En lieu et place d’une telle analyse, et d’une telle éthique du discours, est posée une entité mythique et idéologique : « eux ». Pourquoi ce pronom ? Parce qu’il permet de lui opposer un « nous » de fiction. Et donc de construire le supposé « peuple » dont les populismes se font alors les porte-paroles autoproclamés. Cette entité (« eux ») prend aussi la forme du « on ». On, c’est eux. On dit, on veut faire croire, on prétend, on manigance. Le « on » a ainsi pour fonction d’autoriser l’introduction subreptice du « nous » le plus indéfini. « On veut nous faire croire que » : tel est l’énoncé populiste matriciel. Il faudrait demander : qui est « on » ? Ce qui appellerait la caractérisation précise souhaitée ci-dessus.
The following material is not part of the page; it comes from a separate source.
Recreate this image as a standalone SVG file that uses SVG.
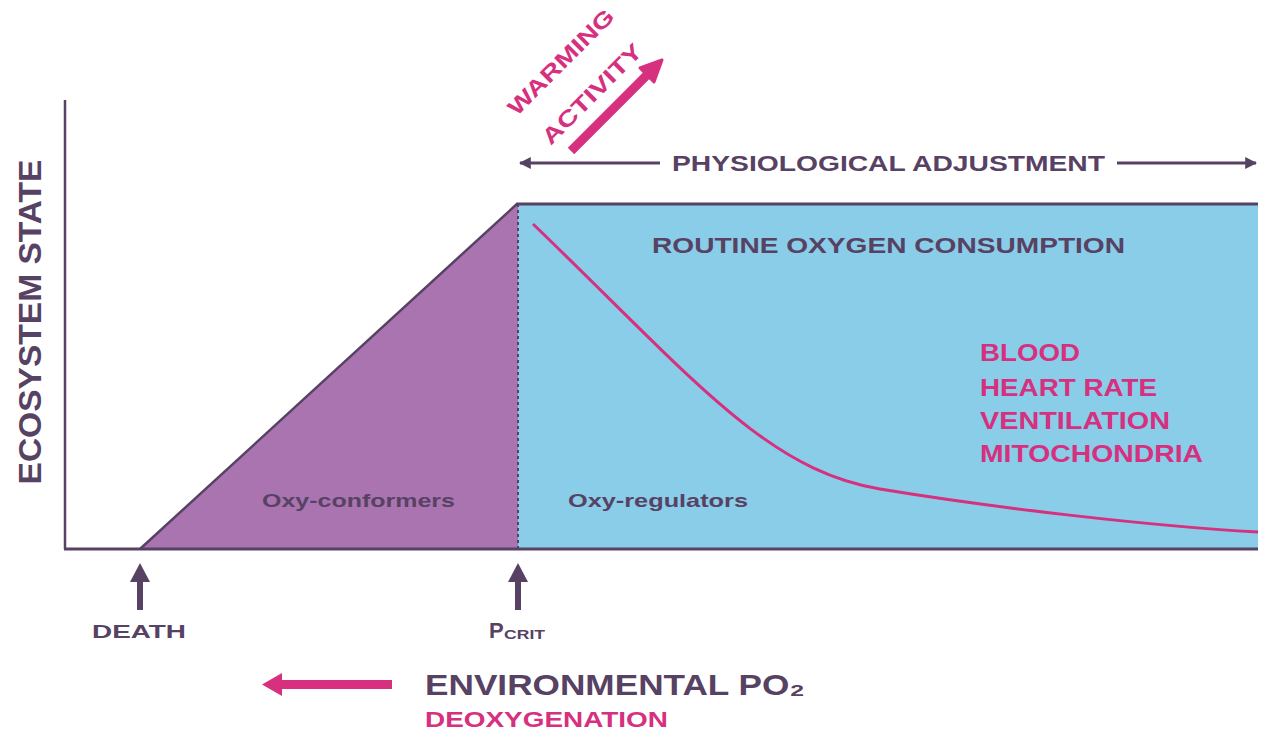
<svg xmlns="http://www.w3.org/2000/svg" width="1261" height="733" viewBox="0 0 1261 733">
<style>
.dk{fill:#574264;font-family:"Liberation Sans",Arial,sans-serif;font-weight:bold}
.pk{fill:#d6307f;font-family:"Liberation Sans",Arial,sans-serif;font-weight:bold}
.ln{stroke:#574264;fill:none}
</style>
<defs>
<marker id="ah" viewBox="0 0 10 10" refX="9" refY="5" markerWidth="4" markerHeight="4" orient="auto-start-reverse">
<path d="M0,0 L10,5 L0,10 z" fill="#574264"/>
</marker>
</defs>
<rect width="1261" height="733" fill="#fff"/>
<g id="regions">
<polygon points="140,549 518,203 518,549" fill="#a974b0"/>
<rect x="518" y="203" width="740" height="346" fill="#89cde8"/>
<line x1="140" y1="549" x2="518" y2="203" class="ln" stroke-width="2.5"/>
<line x1="518" y1="204" x2="1258" y2="204" class="ln" stroke-width="3"/>
<line x1="518" y1="204" x2="518" y2="549" class="ln" stroke-width="2" stroke-dasharray="3,3"/>
</g>
<g id="axes">
<line x1="65" y1="100" x2="65" y2="549" class="ln" stroke-width="2.5"/>
<line x1="64" y1="549" x2="1258" y2="549" class="ln" stroke-width="3"/>
</g>
<g id="curve">
<path d="M533,224 C690,375 765,470 880,489 S1150,526 1258,532" fill="none" stroke="#d6307f" stroke-width="3"/>
</g>
<g id="labels">
<text class="dk" font-size="22" x="652" y="253" textLength="473" lengthAdjust="spacingAndGlyphs">ROUTINE OXYGEN CONSUMPTION</text>
<text class="dk" font-size="19" x="262" y="507" textLength="193" lengthAdjust="spacingAndGlyphs">Oxy-conformers</text>
<text class="dk" font-size="19" x="568" y="507" textLength="180" lengthAdjust="spacingAndGlyphs">Oxy-regulators</text>
<text class="dk" font-size="31" transform="translate(41,322) rotate(-90)" text-anchor="middle" textLength="325" lengthAdjust="spacingAndGlyphs">ECOSYSTEM STATE</text>
</g>
<g id="factors">
<text class="pk" font-size="23" x="980" y="361" textLength="100" lengthAdjust="spacingAndGlyphs">BLOOD</text>
<text class="pk" font-size="23" x="980" y="396" textLength="177" lengthAdjust="spacingAndGlyphs">HEART RATE</text>
<text class="pk" font-size="23" x="980" y="429" textLength="190" lengthAdjust="spacingAndGlyphs">VENTILATION</text>
<text class="pk" font-size="23" x="980" y="462" textLength="223" lengthAdjust="spacingAndGlyphs">MITOCHONDRIA</text>
</g>
<g id="physiological-adjustment">
<line x1="520" y1="163" x2="660" y2="163" class="ln" stroke-width="3" marker-start="url(#ah)"/>
<line x1="1117" y1="163" x2="1256" y2="163" class="ln" stroke-width="3" marker-end="url(#ah)"/>
<text class="dk" font-size="22" x="672" y="171" textLength="433" lengthAdjust="spacingAndGlyphs">PHYSIOLOGICAL ADJUSTMENT</text>
</g>
<g id="warming-activity">
<text class="pk" font-size="22" text-anchor="middle" dominant-baseline="central" transform="translate(561,62) rotate(-45)" textLength="140" lengthAdjust="spacingAndGlyphs">WARMING</text>
<text class="pk" font-size="22" text-anchor="middle" dominant-baseline="central" transform="translate(592,94) rotate(-45)" textLength="132" lengthAdjust="spacingAndGlyphs">ACTIVITY</text>
<line x1="571" y1="151" x2="648" y2="74" stroke="#d6307f" stroke-width="9"/>
<polygon points="662,60 640,68 654,82" fill="#d6307f" stroke="#d6307f" stroke-width="3" stroke-linejoin="round"/>
</g>
<g id="death">
<rect x="137" y="580" width="6" height="30" fill="#574264"/>
<polygon points="140,563 130,582 150,582" fill="#574264"/>
<text class="dk" font-size="19" x="92" y="638" textLength="94" lengthAdjust="spacingAndGlyphs">DEATH</text>
</g>
<g id="pcrit">
<rect x="515" y="580" width="6" height="30" fill="#574264"/>
<polygon points="518,563 508,582 528,582" fill="#574264"/>
<text class="dk" font-size="22" x="489" y="638">P</text>
<text class="dk" font-size="12" x="504" y="639" textLength="41" lengthAdjust="spacingAndGlyphs">CRIT</text>
</g>
<g id="environmental">
<rect x="277" y="680" width="115" height="9" fill="#d6307f"/>
<polygon points="262,684.5 282,673 282,696" fill="#d6307f"/>
<text class="dk" font-size="30" x="425" y="695" textLength="380" lengthAdjust="spacingAndGlyphs">ENVIRONMENTAL PO₂</text>
<text class="pk" font-size="22" x="425" y="727" textLength="243" lengthAdjust="spacingAndGlyphs">DEOXYGENATION</text>
</g>
</svg>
Au lieu de cela, « on ». Ainsi se montre avec netteté le lien de structure entre populisme et complotisme. « On », cela désigne une entité vague, anonyme, dont la réalité, cachée, est supposée incontestable. Surtout, « on » permet d’induire un « nous » qui ne répond à aucune définition, et donc à aucune construction collective, effective, précise, pratique, combative, à un peuple sans composantes, sans contradictions ni alliances. « On veut nous faire croire » ceci ou cela – le double tour de la position populiste des « élites » perverses et du « peuple » méfiant est joué. Cela se lit sous les meilleures plumes. Il est préférable de questionner, de façon précise et analytique, les processus par lesquels se produit le « nous », pour le meilleur ou le pire : comme le fait, par exemple, Judith Butler (Cf. « Nous, le peuple », dans le volume collectif Qu’est-ce qu’un peuple ?, La Fabrique éditions, 2013).
La fonction de cette double fabrication langagière (« eux » ou « on » d’un côté, « nous » de l’autre) est évidemment d’induire une production de haine. Il est de la plus haute importance de se demander si la haine peut-être d’une quelconque légitimité, et utilité, dans une politique d’émancipation pour les temps qui viennent.